E’ stato bravo e pacato, amichevole e duro come ci si aspetta sia un commander in chief. Se perderà – il rischio che vinca resta possibile fino alle ultime ore del 6 di novembre – quella dell’altra notte a Boca Raton sarà ricordata come una bella uscita di scena di Mitt Romney.
Il candidato repubblicano ha fatto una così bella figura perché mai come nell’ultimo dibattito sulla politica estera, aveva cercato di assomigliare a Barack Obama. Se sei uno sfidante non puoi dire in mondovisione così tante volte “sono d’accordo con il presidente”. Alla fine la gente si tiene l’usato sicuro.
Smentendo quello che lui stesso andava dicendo da mesi, soprattutto durante le primarie del suo partito nelle quali la corsa era ad essere il più di destra, Romney ha spiegato che se sarà presidente non coinvolgerà truppe americane di terra né di cielo in Siria: la strada è aiutare l’opposizione amica degli Stati Uniti. Bravo, è quello che sta facendo Obama. Sull’Afghanistan, quando sarà presidente, Romney continuerà il ritiro delle truppe, rafforzando il governo di Kabul: giusto, come Obama. Si, la Cina gioca sporco con il cambio dello yuan, ma si dovrà collaborare perché è un grande Paese: sono quattro anni che il presidente democratico la pensa così.
Come avevamo già rilevato qualche post fa, una volta per sempre Mitt Romney ci ha fatto capire che non esiste alternativa alla politica estera di Barack Obama, quella del dialogo. L’unica variante sarebbe l’esatto opposto: il militarismo, altre avventure in terre straniere, nuovi e pazzeschi investimenti. Gli stessi dell’amministrazione Bush che a Obama ha lasciato in eredità una voragine di bilancio. Non si può più fare, i soldi sono finiti. Ma l’America resta l’unica potenza politica, economica e militare, capace di impegnarsi in ogni angolo del mondo.

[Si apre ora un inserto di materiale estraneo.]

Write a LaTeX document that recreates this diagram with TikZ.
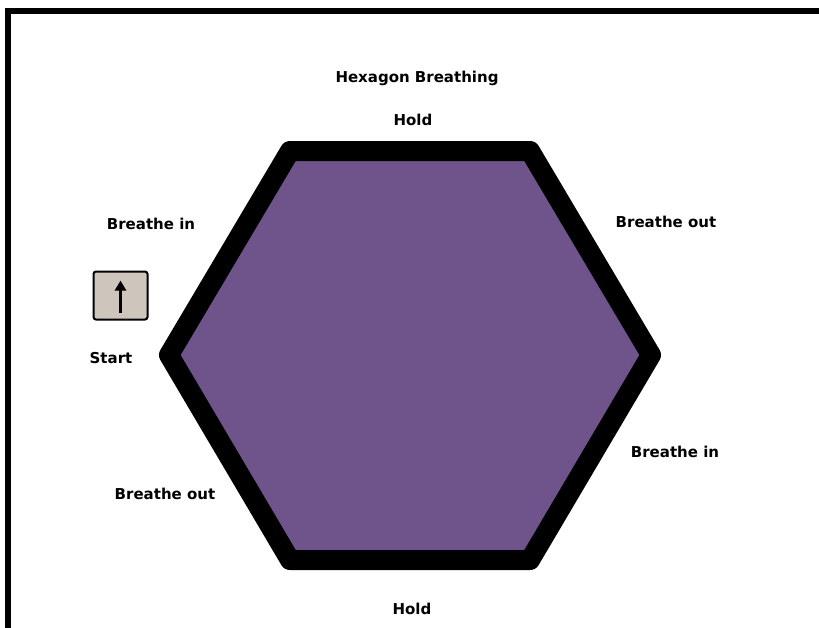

Nel dibattito elettorale Obama l’’ha definita
“Una delle nazioni più indispensabili”: una definizione più riduttiva della
“nazione indispensabile” punto e basta, coniata da Madeleine Abright,
segretario di Stato del secondo mandato di Bill Clinton. Se vuoi essere utile a
te stesso e al mondo, usi la minaccia delle armi o la persuasione del dialogo.
Perfino con l’Iran.
Per noi, come alleati interessati ai
comportamenti americani nel mondo, a questo punto potrebbe andar bene perfino
Mitt Romney: in Massachusetts è stato un buon governatore. Ma a partire dal suo
giovane vice, una specie di giansenista
cattolico che sa usare i media, quale squadra si formerebbe attorno al
presidente Romney? Se ci permettete, cari americani, grazie no: abbiamo e avete
già dato. Vi proponiamo di tenere l’usato sicuro: è stato un po’ deludente ma
complessivamente ha ridato all’America una dignità internazionale che si era
persa. Ne avevate bisogno. Ne avevamo bisogno anche noi. Per quanto alla fine sia
l’economia e non la politica estera che elegge il presidente degli Stati Uniti,
andando a votare fra due martedì, per favore, votate anche per nostro conto.